Evaluating Open-Domain Dialogues in Latent Space with Next Sentence Prediction and Mutual Information
This addresses the challenge of automatic evaluation for open-domain dialogues, where multiple valid responses exist, offering a robust metric for researchers and developers in conversational AI, though it is incremental as it builds on existing methods like CVAEs.
The paper tackles the one-to-many problem in open-domain dialogue evaluation by proposing a learning-based metric (CMN) that uses Conditional Variational Autoencoders with Next Sentence Prediction and Mutual Information to assess semantic similarity in latent space, achieving superior performance on two datasets, particularly for responses distant from reference semantics.

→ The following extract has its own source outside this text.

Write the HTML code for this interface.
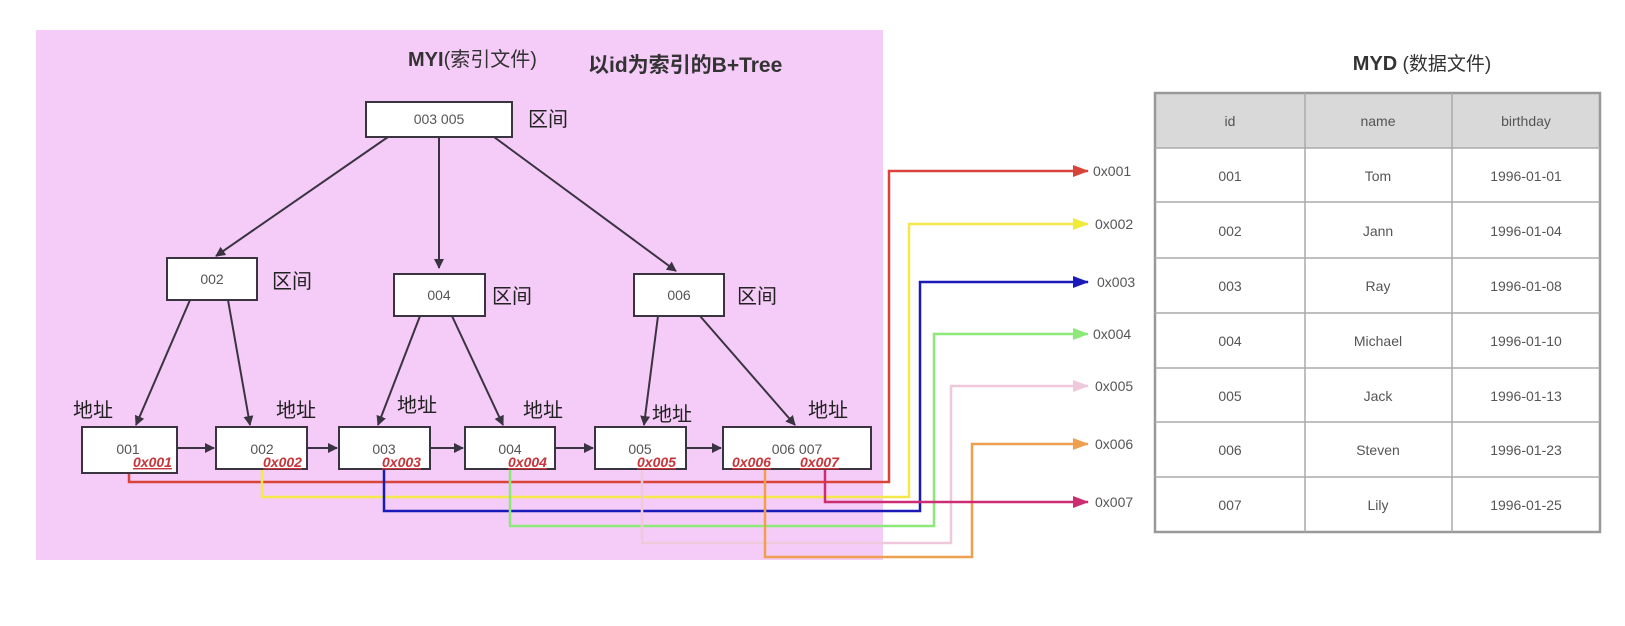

The long-standing one-to-many issue of the open-domain dialogues poses significant challenges for automatic evaluation methods, i.e., there may be multiple suitable responses which differ in semantics for a given conversational context. To tackle this challenge, we propose a novel learning-based automatic evaluation metric (CMN), which can robustly evaluate open-domain dialogues by augmenting Conditional Variational Autoencoders (CVAEs) with a Next Sentence Prediction (NSP) objective and employing Mutual Information (MI) to model the semantic similarity of text in the latent space. Experimental results on two open-domain dialogue datasets demonstrate the superiority of our method compared with a wide range of baselines, especially in handling responses which are distant to the golden reference responses in semantics.